┌──
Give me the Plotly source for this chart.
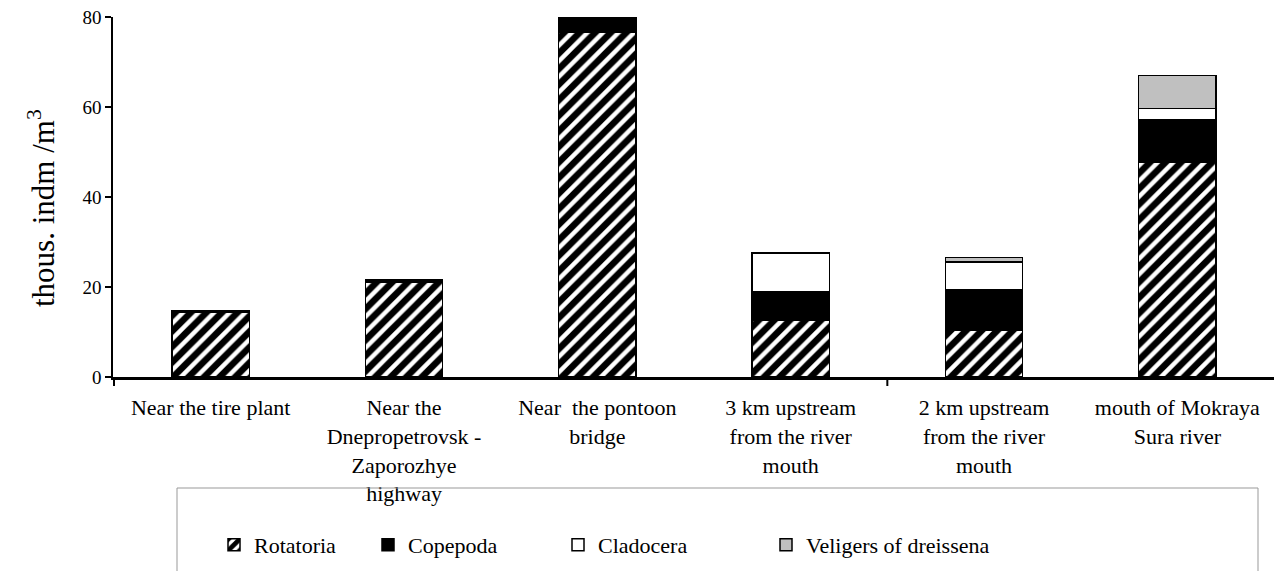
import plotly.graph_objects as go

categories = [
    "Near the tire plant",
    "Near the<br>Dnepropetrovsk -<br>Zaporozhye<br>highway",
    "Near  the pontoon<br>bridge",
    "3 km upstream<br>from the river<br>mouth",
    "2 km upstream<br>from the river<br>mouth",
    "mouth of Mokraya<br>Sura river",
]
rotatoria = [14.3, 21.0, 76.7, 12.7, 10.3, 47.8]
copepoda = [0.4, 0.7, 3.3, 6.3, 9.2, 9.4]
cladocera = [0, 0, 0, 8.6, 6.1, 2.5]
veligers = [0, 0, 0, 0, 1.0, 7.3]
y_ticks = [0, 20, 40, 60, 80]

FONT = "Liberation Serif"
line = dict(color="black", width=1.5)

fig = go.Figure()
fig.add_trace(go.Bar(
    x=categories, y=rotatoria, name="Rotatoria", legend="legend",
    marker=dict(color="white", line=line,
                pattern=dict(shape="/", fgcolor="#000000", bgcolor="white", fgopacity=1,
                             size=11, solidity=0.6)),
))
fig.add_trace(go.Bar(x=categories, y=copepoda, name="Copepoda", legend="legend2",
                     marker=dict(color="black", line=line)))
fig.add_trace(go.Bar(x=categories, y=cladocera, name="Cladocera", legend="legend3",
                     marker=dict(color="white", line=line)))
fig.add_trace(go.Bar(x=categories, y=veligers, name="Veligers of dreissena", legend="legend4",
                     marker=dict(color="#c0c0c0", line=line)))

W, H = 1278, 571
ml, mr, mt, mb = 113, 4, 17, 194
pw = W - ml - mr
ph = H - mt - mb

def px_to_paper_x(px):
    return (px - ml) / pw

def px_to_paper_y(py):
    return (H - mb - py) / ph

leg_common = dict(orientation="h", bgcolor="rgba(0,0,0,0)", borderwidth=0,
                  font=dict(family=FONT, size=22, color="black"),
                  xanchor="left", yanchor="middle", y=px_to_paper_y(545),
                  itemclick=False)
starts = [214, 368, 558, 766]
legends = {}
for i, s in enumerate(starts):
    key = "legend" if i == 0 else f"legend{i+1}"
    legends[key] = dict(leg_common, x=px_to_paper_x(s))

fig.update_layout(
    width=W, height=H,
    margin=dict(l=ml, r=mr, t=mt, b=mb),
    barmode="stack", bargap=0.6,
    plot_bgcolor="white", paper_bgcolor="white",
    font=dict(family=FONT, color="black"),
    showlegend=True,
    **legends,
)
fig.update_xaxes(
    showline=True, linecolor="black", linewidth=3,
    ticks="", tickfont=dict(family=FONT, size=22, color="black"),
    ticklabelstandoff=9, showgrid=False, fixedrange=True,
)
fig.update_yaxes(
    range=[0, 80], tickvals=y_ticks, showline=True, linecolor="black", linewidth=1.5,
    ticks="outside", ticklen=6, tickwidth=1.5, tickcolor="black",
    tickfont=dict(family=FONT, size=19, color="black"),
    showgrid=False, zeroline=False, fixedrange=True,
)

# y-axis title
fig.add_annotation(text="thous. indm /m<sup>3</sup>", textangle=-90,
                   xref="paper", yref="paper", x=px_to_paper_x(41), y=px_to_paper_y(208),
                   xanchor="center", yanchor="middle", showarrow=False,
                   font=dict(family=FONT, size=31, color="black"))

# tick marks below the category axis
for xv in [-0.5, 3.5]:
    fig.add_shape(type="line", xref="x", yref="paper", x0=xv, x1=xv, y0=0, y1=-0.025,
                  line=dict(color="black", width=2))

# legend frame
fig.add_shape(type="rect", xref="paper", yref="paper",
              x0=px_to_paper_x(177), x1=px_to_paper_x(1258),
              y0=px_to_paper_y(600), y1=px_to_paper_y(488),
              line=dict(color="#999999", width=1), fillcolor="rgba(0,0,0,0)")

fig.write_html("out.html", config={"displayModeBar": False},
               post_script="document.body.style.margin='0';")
└──
- _Exercise requirements_
Without the pictures, output the full listing exactly as it stands.

- _Solution to the problem_
Give me the Plotly source for this chart.
import plotly.graph_objects as go

categories = [
    "Near the tire plant",
    "Near the<br>Dnepropetrovsk -<br>Zaporozhye<br>highway",
    "Near  the pontoon<br>bridge",
    "3 km upstream<br>from the river<br>mouth",
    "2 km upstream<br>from the river<br>mouth",
    "mouth of Mokraya<br>Sura river",
]
rotatoria = [14.3, 21.0, 76.7, 12.7, 10.3, 47.8]
copepoda = [0.4, 0.7, 3.3, 6.3, 9.2, 9.4]
cladocera = [0, 0, 0, 8.6, 6.1, 2.5]
veligers = [0, 0, 0, 0, 1.0, 7.3]
y_ticks = [0, 20, 40, 60, 80]

FONT = "Liberation Serif"
line = dict(color="black", width=1.5)

fig = go.Figure()
fig.add_trace(go.Bar(
    x=categories, y=rotatoria, name="Rotatoria", legend="legend",
    marker=dict(color="white", line=line,
                pattern=dict(shape="/", fgcolor="#000000", bgcolor="white", fgopacity=1,
                             size=11, solidity=0.6)),
))
fig.add_trace(go.Bar(x=categories, y=copepoda, name="Copepoda", legend="legend2",
                     marker=dict(color="black", line=line)))
fig.add_trace(go.Bar(x=categories, y=cladocera, name="Cladocera", legend="legend3",
                     marker=dict(color="white", line=line)))
fig.add_trace(go.Bar(x=categories, y=veligers, name="Veligers of dreissena", legend="legend4",
                     marker=dict(color="#c0c0c0", line=line)))

W, H = 1278, 571
ml, mr, mt, mb = 113, 4, 17, 194
pw = W - ml - mr
ph = H - mt - mb

def px_to_paper_x(px):
    return (px - ml) / pw

def px_to_paper_y(py):
    return (H - mb - py) / ph

leg_common = dict(orientation="h", bgcolor="rgba(0,0,0,0)", borderwidth=0,
                  font=dict(family=FONT, size=22, color="black"),
                  xanchor="left", yanchor="middle", y=px_to_paper_y(545),
                  itemclick=False)
starts = [214, 368, 558, 766]
legends = {}
for i, s in enumerate(starts):
    key = "legend" if i == 0 else f"legend{i+1}"
    legends[key] = dict(leg_common, x=px_to_paper_x(s))

fig.update_layout(
    width=W, height=H,
    margin=dict(l=ml, r=mr, t=mt, b=mb),
    barmode="stack", bargap=0.6,
    plot_bgcolor="white", paper_bgcolor="white",
    font=dict(family=FONT, color="black"),
    showlegend=True,
    **legends,
)
fig.update_xaxes(
    showline=True, linecolor="black", linewidth=3,
    ticks="", tickfont=dict(family=FONT, size=22, color="black"),
    ticklabelstandoff=9, showgrid=False, fixedrange=True,
)
fig.update_yaxes(
    range=[0, 80], tickvals=y_ticks, showline=True, linecolor="black", linewidth=1.5,
    ticks="outside", ticklen=6, tickwidth=1.5, tickcolor="black",
    tickfont=dict(family=FONT, size=19, color="black"),
    showgrid=False, zeroline=False, fixedrange=True,
)

# y-axis title
fig.add_annotation(text="thous. indm /m<sup>3</sup>", textangle=-90,
                   xref="paper", yref="paper", x=px_to_paper_x(41), y=px_to_paper_y(208),
                   xanchor="center", yanchor="middle", showarrow=False,
                   font=dict(family=FONT, size=31, color="black"))

# tick marks below the category axis
for xv in [-0.5, 3.5]:
    fig.add_shape(type="line", xref="x", yref="paper", x0=xv, x1=xv, y0=0, y1=-0.025,
                  line=dict(color="black", width=2))

# legend frame
fig.add_shape(type="rect", xref="paper", yref="paper",
              x0=px_to_paper_x(177), x1=px_to_paper_x(1258),
              y0=px_to_paper_y(600), y1=px_to_paper_y(488),
              line=dict(color="#999999", width=1), fillcolor="rgba(0,0,0,0)")

fig.write_html("out.html", config={"displayModeBar": False},
               post_script="document.body.style.margin='0';")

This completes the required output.